Officially, Kenk is “credited” with stealing 2,685 bikes in and around Toronto but when police raided his Bicycle Clinic bike-repair shop, his home and the ten garages he’d rented in the city on July 16, 2008, they seized more than 3,000 bicycles. His shop was so crammed with stolen bikes that police were blocked by the Fire Department from entering through the front door and the bikes had to be lowered by firemen by rope from upper-story windows.
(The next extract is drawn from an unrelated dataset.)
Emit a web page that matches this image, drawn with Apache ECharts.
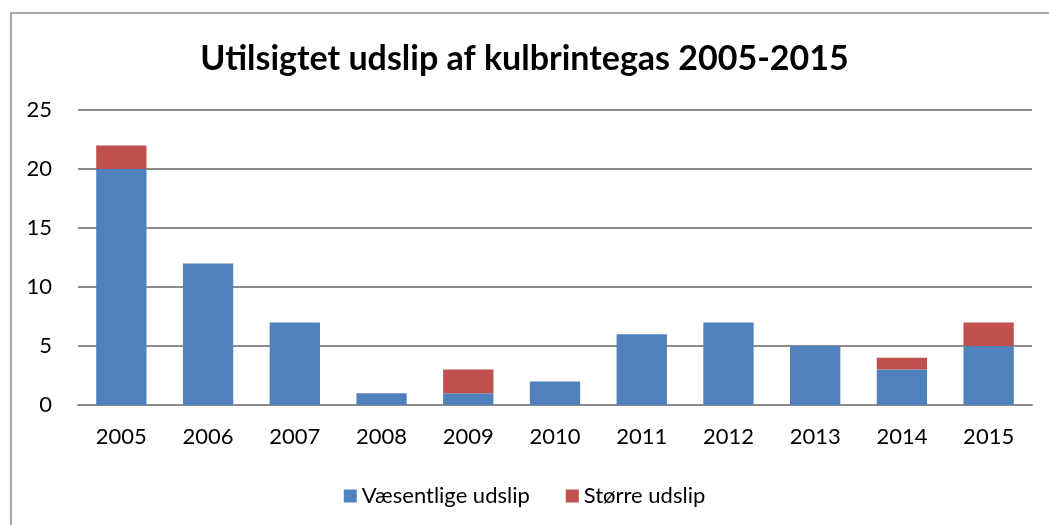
<!DOCTYPE html>
<html>
<head>
<meta charset="utf-8">
<script src="https://cdn.jsdelivr.net/npm/echarts@6/dist/echarts.min.js"></script>
<style>html,body{margin:0;padding:0;background:#fff;}#c{width:1049px;height:525px;}</style>
</head>
<body>
<div id="c"></div>
<script>
var years = ['2005','2006','2007','2008','2009','2010','2011','2012','2013','2014','2015'];
var vaesentlige = [20, 12, 7, 1, 1, 2, 6, 7, 5, 3, 5];
var stoerre = [2, 0, 0, 0, 2, 0, 0, 0, 0, 1, 2];
var yTicks = [0, 5, 10, 15, 20, 25];

var chart = echarts.init(document.getElementById('c'));
var font = 'Lato, "Open Sans", sans-serif';
chart.setOption({
  animation: false,
  backgroundColor: '#fff',
  title: {
    text: 'Utilsigtet udslip af kulbrintegas 2005-2015',
    left: 'center', top: 37,
    textStyle: {fontFamily: font, fontSize: 34, fontWeight: 'bold', color: '#000'}
  },
  graphic: [{
    type: 'rect', shape: {x: 11, y: 13, width: 1060, height: 560},
    style: {fill: 'none', stroke: '#a6a6a6', lineWidth: 2}, silent: true
  }],
  legend: {
    top: 480, left: 'center', itemWidth: 13, itemHeight: 13, itemGap: 36,
    icon: 'rect',
    textStyle: {fontFamily: font, fontSize: 22, color: '#000'},
    data: ['Væsentlige udslip', 'Større udslip']
  },
  grid: {left: 78, right: 17, top: 110, bottom: 120, containLabel: false},
  xAxis: {
    type: 'category', data: years,
    axisLine: {lineStyle: {color: '#8c8c8c', width: 2}},
    axisTick: {show: false},
    axisLabel: {fontFamily: font, fontSize: 22, color: '#000', margin: 21}
  },
  yAxis: {
    type: 'value', min: 0, max: 25, interval: 5,
    axisLine: {show: false}, axisTick: {show: false},
    axisLabel: {fontFamily: font, fontSize: 22, color: '#000', margin: 26,
      formatter: function (v) { return yTicks.indexOf(v) >= 0 ? String(v) : ''; }},
    splitLine: {lineStyle: {color: '#8c8c8c', width: 2}}
  },
  series: [
    {name: 'Væsentlige udslip', type: 'bar', stack: 's', data: vaesentlige,
      barWidth: '58%', itemStyle: {color: '#4F81BD'}},
    {name: 'Større udslip', type: 'bar', stack: 's', data: stoerre,
      barWidth: '58%', itemStyle: {color: '#C0504D'}}
  ]
});
</script>
</body>
</html>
For good measure, in the raid police also found 7 kilograms of marijuana, cocaine and crack cocaine as well as a stolen bronze sculpture of a centaur and a snake in battle. And they also arrested his live-in girlfriend, a concert pianist named Jeannie Chung. In addition to bicycles, the eccentric Kenk also loved postmodern classical music. He was arrested after the police, noticing a drastic spike in bicycle thefts, planted bikes around the city and kept an eye on them. Eventually, they spotted Kenk and another man approach two bikes, cut the locks and pedal away. Yes, he had accomplices. Kenk was regarded locally as an unofficial social worker for he hired men who were destitute or suffered from psychological problems to help him repair bikes and, as it turned out, to steal them.
Why did he do it? Well, for the money, of course. Kenk was known around town as “the stolen bike guy”. The police encouraged people to check his shop when a bike disappeared. He would then reunite the bike and the owner for a fee. Kenk held a so-called second-hand license, which meant that ownership of a used bike transferred to him 15 days after he took possession. All he had to do was write down the name of the former owner and the serial number of the bike. However, police believe that, since he had a scrap metal dealer’s license, he may have been waiting for a rise in metals prices before melting down the bikes and selling them as scrap.
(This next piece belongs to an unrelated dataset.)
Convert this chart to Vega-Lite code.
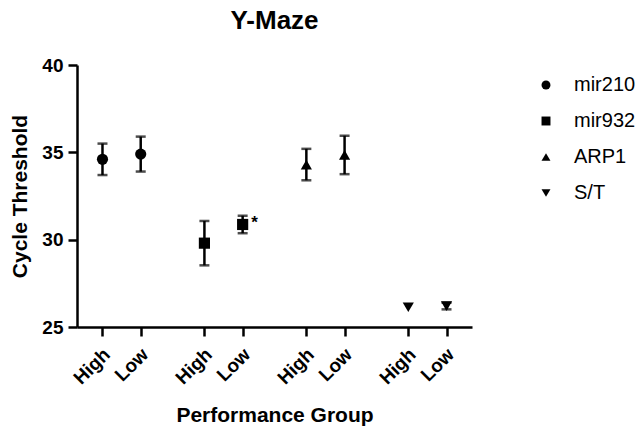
{
  "$schema": "https://vega.github.io/schema/vega-lite/v6.json",
  "autosize": "none",
  "width": 395,
  "height": 262,
  "padding": {"left": 77, "top": 65, "right": 169, "bottom": 100},
  "background": "white",
  "config": {
    "font": "Liberation Sans",
    "view": {"stroke": null},
    "axis": {"grid": false, "domainColor": "black", "domainWidth": 2.5, "tickColor": "black", "tickWidth": 2.5, "tickSize": 9, "labelColor": "black", "titleColor": "black", "labelFont": "Liberation Sans", "titleFont": "Liberation Sans", "labelFontWeight": "bold", "titleFontWeight": "bold"}
  },
  "title": {"text": "Y-Maze", "fontSize": 26, "fontWeight": "bold", "font": "Liberation Sans", "color": "black", "anchor": "middle", "offset": 22},
  "data": {"values": [
    {"gene": "mir210", "group": "High", "cond": "mir210 High", "ct": 34.6, "sem": 0.9, "sig": ""},
    {"gene": "mir210", "group": "Low", "cond": "mir210 Low", "ct": 34.9, "sem": 1.0, "sig": ""},
    {"gene": "mir932", "group": "High", "cond": "mir932 High", "ct": 29.8, "sem": 1.27, "sig": ""},
    {"gene": "mir932", "group": "Low", "cond": "mir932 Low", "ct": 30.87, "sem": 0.5, "sig": "*"},
    {"gene": "ARP1", "group": "High", "cond": "ARP1 High", "ct": 34.3, "sem": 0.9, "sig": ""},
    {"gene": "ARP1", "group": "Low", "cond": "ARP1 Low", "ct": 34.85, "sem": 1.1, "sig": ""},
    {"gene": "S/T", "group": "High", "cond": "S/T High", "ct": 26.13, "sem": 0.05, "sig": ""},
    {"gene": "S/T", "group": "Low", "cond": "S/T Low", "ct": 26.2, "sem": 0.19, "sig": ""}
  ]},
  "encoding": {
    "x": {
      "field": "cond", "type": "nominal",
      "scale": {"type": "point", "padding": 1, "domain": ["_0","mir210 High","_1","_2","mir210 Low","_3","_4","_5","_6","mir932 High","_7","_8","mir932 Low","_9","_10","_11","_12","ARP1 High","_13","_14","ARP1 Low","_15","_16","_17","_18","S/T High","_19","_20","S/T Low","_21"]},
      "axis": {
        "values": ["mir210 High","mir210 Low","mir932 High","mir932 Low","ARP1 High","ARP1 Low","S/T High","S/T Low"],
        "labelExpr": "indexof(datum.value, 'High') >= 0 ? 'High' : 'Low'",
        "labelAngle": -45, "labelAlign": "right", "labelBaseline": "middle", "labelFontSize": 19, "labelPadding": 15, "labelOffset": 4,
        "title": "Performance Group", "titleFontSize": 21, "titlePadding": 17
      }
    }
  },
  "layer": [
    {
      "transform": [{"filter": "datum.sem >= 0.1"}],
      "mark": {"type": "errorbar", "ticks": {"size": 10, "thickness": 2.5, "color": "black"}, "rule": {"strokeWidth": 2.5}, "thickness": 2.5, "color": "black"},
      "encoding": {
        "y": {"field": "ct", "type": "quantitative", "scale": {"domain": [25, 40], "zero": false, "nice": false},
          "axis": {"values": [25, 30, 35, 40], "labelFontSize": 19, "labelPadding": 5, "title": "Cycle Threshold", "titleFontSize": 21, "titlePadding": 11}},
        "yError": {"field": "sem"}
      }
    },
    {
      "mark": {"type": "point", "filled": true, "size": 125, "color": "black", "opacity": 1},
      "encoding": {
        "y": {"field": "ct", "type": "quantitative"},
        "shape": {"field": "gene", "type": "nominal",
          "scale": {"domain": ["mir210", "mir932", "ARP1", "S/T"], "range": ["circle", "square", "triangle-up", "triangle-down"]},
          "legend": {"title": null, "orient": "none", "legendX": 459, "legendY": 10, "labelFontSize": 20, "labelFont": "Liberation Sans", "labelColor": "black", "symbolSize": 80, "symbolFillColor": "black", "symbolStrokeColor": "black", "rowPadding": 16, "labelOffset": 18}}
      }
    },
    {
      "mark": {"type": "text", "dx": 12, "dy": -1, "fontSize": 17, "fontWeight": "bold", "color": "black", "align": "center"},
      "encoding": {
        "y": {"field": "ct", "type": "quantitative"},
        "text": {"field": "sig"}
      }
    }
  ]
}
Kenk himself has said that he was accumulating bicycles in preparation for a severe oil shortage. He warned people that global economic collapse was coming as well as a fossil fuel apocalypse that would make cars obsolete and bicycles essential. In a post-apocalyptic world, he saw himself emerging as an urban bike lord. His bike repair shop became known as Planet Igor. However, in a later radio interview, he claimed to be a crusader against bicycle theft and a protector of castoff bikes. Kenk was just as confusing about his past, claiming at his trial that he was a former Slovenian police officer and KGB agent and telling reporters after a court session, “I’m a dead man.”
Kenk eventually pleaded guilty to 10 counts of bicycle theft and 6 drug charges and was sentenced to 30 months in jail but he served only a little more than half of the sentence. He disappeared immediately after the trial but was discovered 10 years later in Switzerland by a filmmaker, who made a documentary about his life, Inside Kenk. There is also a comic book, Kenk: A Graphic Portrait.
So the man who was once considered the most hated person in bicycle-friendly Toronto has become a cult figure. Of the nearly 3,000 bikes he stole, only about 450 have been returned to their owners.